Late breaking information

MUSICOLOGY AT THE UNIVERSITY OF AMSTERDAM

21/11/2015

Bass, Grain, Resonance: Vibrational Studies of Electronic Dance Music

Colloquium Musicology
Dr. L.M. Garcia

Friday 11 December, 14:00-15:30
Nieuwe Doelenstraat 16, room 3.01

Abstract: 
This lecture sets out to explore the tactilization of sound in electronic dance music as well as significance of vibration and resonance in emic understandings of sonic affect. Sonic tactility offers an important sensory-affective bridge between touch, sonic experience, and an expansive sense of connection in dancing crowds. Electronic dance music events tend to engender spaces of heightened tactility and embodied intimacy, and so it no surprise that their musical aesthetics also highlight tactility. In track-titles, lyrics, and other text-based media surrounding this genre, “feeling” is often deployed in a polyvalent manner, highlighting the conceptual overlap between emotion, affective knowing, perception, and touch. This bleed between modes of feeling extends into the sound of recordings themselves, which use vibration to engage with tactile, haptic, and kinaesthetic senses in addition to hearing. 
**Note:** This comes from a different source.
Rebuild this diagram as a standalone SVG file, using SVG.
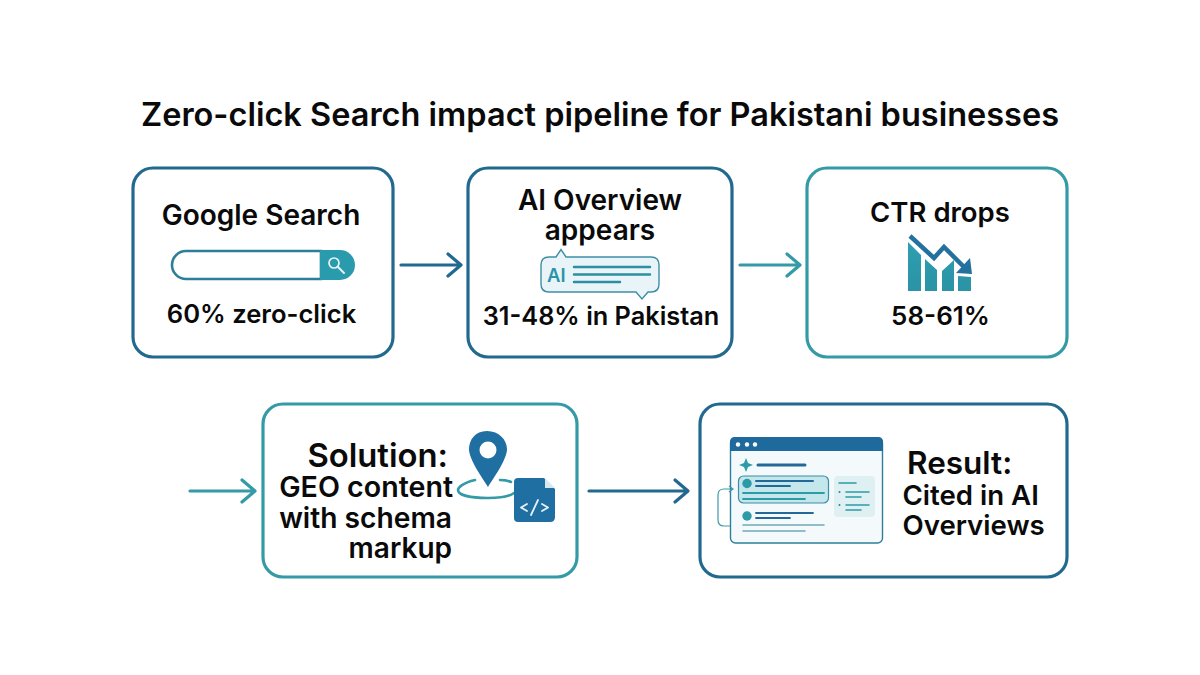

This analysis of sonic tactility focuses on “house” and “techno” styles of electronic music, especially the “minimal” continuum of sub-styles that were in ascendancy during the first decade of the twenty-first century. These styles invoke tactility through a range of modalities, including percussive bass “beats” and highly "granular" sonic texture (à la P. Schaeffer). This sonic tactility leads to a further examination of the role of vibration and resonance in popular electronic music scenes. Drawing from ethnographic interviews as well as recent "EDMC" research, this lecture will show how emic notions of "vibe" and "sync" provide compelling accounts of sonic affect through phenomena such as sympathetic resonance, entrainment, and attunement.